:: Supplied data ::
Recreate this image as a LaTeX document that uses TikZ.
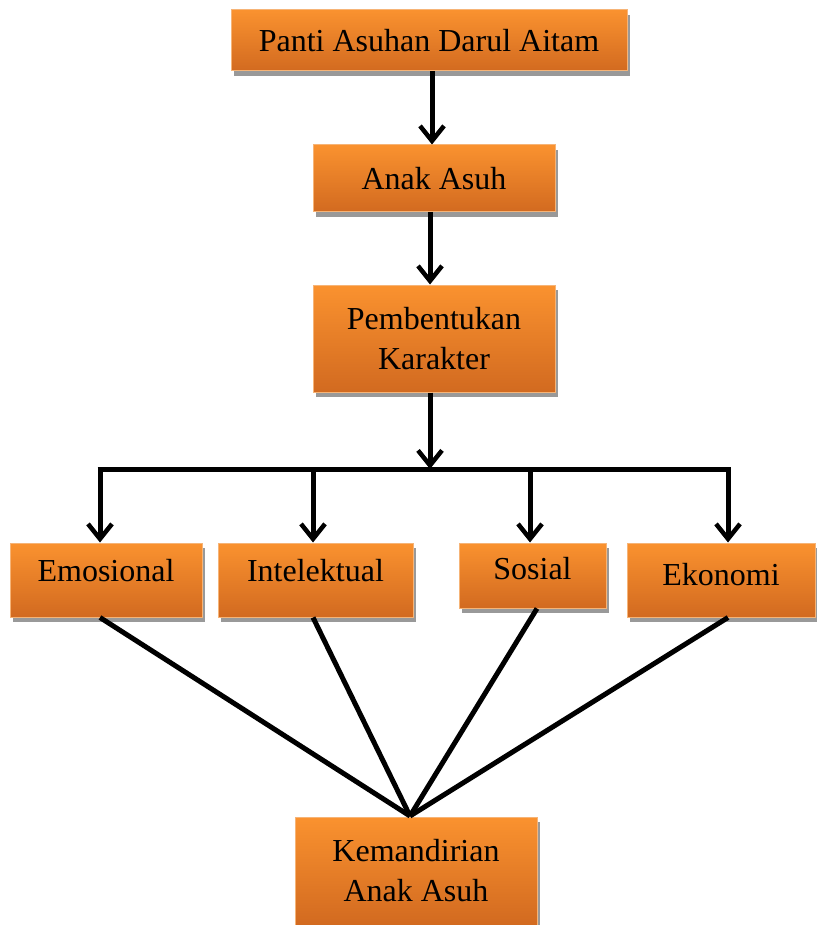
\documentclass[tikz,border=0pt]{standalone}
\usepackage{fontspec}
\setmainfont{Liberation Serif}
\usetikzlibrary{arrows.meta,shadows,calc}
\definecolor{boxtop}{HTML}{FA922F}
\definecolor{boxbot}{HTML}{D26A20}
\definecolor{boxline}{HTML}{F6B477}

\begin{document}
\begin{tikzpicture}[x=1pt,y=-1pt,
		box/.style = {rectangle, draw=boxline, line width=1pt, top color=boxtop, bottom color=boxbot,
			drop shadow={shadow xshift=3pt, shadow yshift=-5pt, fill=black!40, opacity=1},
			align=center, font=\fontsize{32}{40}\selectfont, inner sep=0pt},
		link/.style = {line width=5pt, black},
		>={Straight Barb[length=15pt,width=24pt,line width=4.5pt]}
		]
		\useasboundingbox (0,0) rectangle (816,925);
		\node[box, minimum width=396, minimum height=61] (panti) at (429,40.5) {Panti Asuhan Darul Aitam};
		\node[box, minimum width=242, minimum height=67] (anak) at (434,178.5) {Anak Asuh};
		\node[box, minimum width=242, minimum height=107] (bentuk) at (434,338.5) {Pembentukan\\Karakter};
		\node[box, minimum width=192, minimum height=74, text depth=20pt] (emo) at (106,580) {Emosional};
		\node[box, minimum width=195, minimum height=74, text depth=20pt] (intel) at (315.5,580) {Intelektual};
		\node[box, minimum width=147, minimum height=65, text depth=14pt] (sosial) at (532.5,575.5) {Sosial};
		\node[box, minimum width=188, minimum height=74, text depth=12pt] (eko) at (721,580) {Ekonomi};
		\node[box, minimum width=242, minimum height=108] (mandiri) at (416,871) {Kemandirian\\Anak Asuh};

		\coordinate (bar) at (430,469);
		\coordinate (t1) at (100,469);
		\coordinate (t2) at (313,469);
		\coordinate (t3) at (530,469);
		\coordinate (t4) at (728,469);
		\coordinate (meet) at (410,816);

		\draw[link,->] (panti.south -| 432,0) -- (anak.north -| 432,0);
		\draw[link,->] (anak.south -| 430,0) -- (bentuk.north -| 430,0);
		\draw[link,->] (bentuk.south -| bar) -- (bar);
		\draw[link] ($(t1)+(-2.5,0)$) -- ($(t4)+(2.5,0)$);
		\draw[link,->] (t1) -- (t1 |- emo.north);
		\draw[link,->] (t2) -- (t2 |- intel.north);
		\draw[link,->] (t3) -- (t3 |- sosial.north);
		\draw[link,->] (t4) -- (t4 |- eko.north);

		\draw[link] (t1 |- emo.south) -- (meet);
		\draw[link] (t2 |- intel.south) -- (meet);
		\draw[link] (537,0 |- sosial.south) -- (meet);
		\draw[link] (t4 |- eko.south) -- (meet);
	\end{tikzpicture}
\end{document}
:::
Copy the listing in full and without alteration, omitting every picture.

Recreate this image as a LaTeX document that uses TikZ.
\documentclass[tikz,border=0pt]{standalone}
\usepackage{fontspec}
\setmainfont{Liberation Serif}
\usetikzlibrary{arrows.meta,shadows,calc}
\definecolor{boxtop}{HTML}{FA922F}
\definecolor{boxbot}{HTML}{D26A20}
\definecolor{boxline}{HTML}{F6B477}

\begin{document}
\begin{tikzpicture}[x=1pt,y=-1pt,
		box/.style = {rectangle, draw=boxline, line width=1pt, top color=boxtop, bottom color=boxbot,
			drop shadow={shadow xshift=3pt, shadow yshift=-5pt, fill=black!40, opacity=1},
			align=center, font=\fontsize{32}{40}\selectfont, inner sep=0pt},
		link/.style = {line width=5pt, black},
		>={Straight Barb[length=15pt,width=24pt,line width=4.5pt]}
		]
		\useasboundingbox (0,0) rectangle (816,925);
		\node[box, minimum width=396, minimum height=61] (panti) at (429,40.5) {Panti Asuhan Darul Aitam};
		\node[box, minimum width=242, minimum height=67] (anak) at (434,178.5) {Anak Asuh};
		\node[box, minimum width=242, minimum height=107] (bentuk) at (434,338.5) {Pembentukan\\Karakter};
		\node[box, minimum width=192, minimum height=74, text depth=20pt] (emo) at (106,580) {Emosional};
		\node[box, minimum width=195, minimum height=74, text depth=20pt] (intel) at (315.5,580) {Intelektual};
		\node[box, minimum width=147, minimum height=65, text depth=14pt] (sosial) at (532.5,575.5) {Sosial};
		\node[box, minimum width=188, minimum height=74, text depth=12pt] (eko) at (721,580) {Ekonomi};
		\node[box, minimum width=242, minimum height=108] (mandiri) at (416,871) {Kemandirian\\Anak Asuh};

		\coordinate (bar) at (430,469);
		\coordinate (t1) at (100,469);
		\coordinate (t2) at (313,469);
		\coordinate (t3) at (530,469);
		\coordinate (t4) at (728,469);
		\coordinate (meet) at (410,816);

		\draw[link,->] (panti.south -| 432,0) -- (anak.north -| 432,0);
		\draw[link,->] (anak.south -| 430,0) -- (bentuk.north -| 430,0);
		\draw[link,->] (bentuk.south -| bar) -- (bar);
		\draw[link] ($(t1)+(-2.5,0)$) -- ($(t4)+(2.5,0)$);
		\draw[link,->] (t1) -- (t1 |- emo.north);
		\draw[link,->] (t2) -- (t2 |- intel.north);
		\draw[link,->] (t3) -- (t3 |- sosial.north);
		\draw[link,->] (t4) -- (t4 |- eko.north);

		\draw[link] (t1 |- emo.south) -- (meet);
		\draw[link] (t2 |- intel.south) -- (meet);
		\draw[link] (537,0 |- sosial.south) -- (meet);
		\draw[link] (t4 |- eko.south) -- (meet);
	\end{tikzpicture}
\end{document}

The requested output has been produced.